The cultural insight and Kamkwamba’s hard-luck ingenuity are both absolutely worth a movie, so it’s a shame that The Boy Who Harnessed the Wind isn’t a better one. Ejiofor’s writing and direction is strictly meat-and-potatoes. Father-son arguments straight out of The Great Santini. Heated cinematography driving home impoverished conditions with cracked earth, muddy fields, and dilapidated huts. And Ejiofor’s vision of Kamkwamba ranges from childish tinkerer to impassioned rebel, which would feel more like an arc if the script weren’t so abruptly patchwork. Strife + strife + tear-filled testimonial + strife = payoff? There’s no narrative flow. The real man is impressive, his accomplishments worthy of being shared, but the material rarely moves beyond core beats in venerable fashion. Perhaps it’s the sluggish pacing, or the tonal inconsistency, but The Boy never rises above in his own film. It’s too forthright to be accused of well-meaning outsider fetishism. But it’s no rich adaptation either.

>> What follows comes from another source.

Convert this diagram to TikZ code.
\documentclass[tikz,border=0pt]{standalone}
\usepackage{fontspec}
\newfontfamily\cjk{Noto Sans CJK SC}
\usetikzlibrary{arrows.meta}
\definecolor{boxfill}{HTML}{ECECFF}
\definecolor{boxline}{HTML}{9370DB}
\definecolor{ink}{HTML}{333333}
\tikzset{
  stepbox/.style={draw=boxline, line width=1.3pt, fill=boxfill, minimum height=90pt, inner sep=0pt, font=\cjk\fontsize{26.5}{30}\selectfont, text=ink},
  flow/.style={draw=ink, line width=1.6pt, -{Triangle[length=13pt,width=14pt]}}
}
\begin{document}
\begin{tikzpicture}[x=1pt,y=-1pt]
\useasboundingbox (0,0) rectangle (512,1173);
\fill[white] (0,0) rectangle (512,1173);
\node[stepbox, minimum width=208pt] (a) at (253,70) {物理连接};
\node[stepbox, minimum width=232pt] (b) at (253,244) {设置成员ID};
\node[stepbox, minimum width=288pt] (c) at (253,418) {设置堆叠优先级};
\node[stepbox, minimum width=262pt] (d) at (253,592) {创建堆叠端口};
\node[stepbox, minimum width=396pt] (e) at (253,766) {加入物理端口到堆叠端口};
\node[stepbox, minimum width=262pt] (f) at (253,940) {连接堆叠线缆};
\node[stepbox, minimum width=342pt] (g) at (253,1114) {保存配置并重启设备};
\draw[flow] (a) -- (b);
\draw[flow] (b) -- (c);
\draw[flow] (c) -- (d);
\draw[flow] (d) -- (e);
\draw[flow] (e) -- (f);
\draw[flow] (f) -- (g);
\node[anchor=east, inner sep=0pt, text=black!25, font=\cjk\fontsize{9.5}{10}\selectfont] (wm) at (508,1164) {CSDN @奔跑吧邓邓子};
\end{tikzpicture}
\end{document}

Participant of the Problem?: Production house Participant Media has made its mission to “spur social change” through its movie productions, particularly its documentaries. An Inconvenient Truth, Standard Operating Procedure, Food, Inc., The Look of Silence. Business practices, environmental issues, and foreign policies influence their work. Their documentary record is arguably spotless, with a worldly bent on bringing social issues buried on page 10 to the forefront. Their feature films, on the other hand, are far more of a mixed bag. But the intentions are always good. The desire to learn, teach, and stir is ceaseless.

The Boy Who Harnessed the Wind fits pretty firmly within Participant’s clumsy feature film stable. Good intentions. Mucky execution. Tonal discord. And a lingering sense that yes, maybe reading a book or watching the subject speak at a college would have been a more engaging way to learn about the story. If the intent is to spur social change, Ejiofor’s stark, shrewd effort may not be the vehicle Malawi was looking for. There’s no oomph, no passion, no brave insight; just filmed liner notes on what feels like a visual re-telling as book report. Messaging, no matter how important it is, still needs to be strong. That’s dirty marketing talk right there, but there’s something to it all the same.

The Verdict: To commend The Boy Who Harnessed the Wind is reasonably easy. Here’s a film that’s pro-science, and sheds new light on a world that Western audiences don’t normally see. But it’s all so dramatically meager and obvious as well. It’s the film’s inability to move beyond what can be understood in the first five minutes that brings it down after a while. Passionate retellings can make a difference, and from where this writer stands, not everyone will be left as interested in this story as they could have been.

Where’s It Playing? Streaming on Netflix.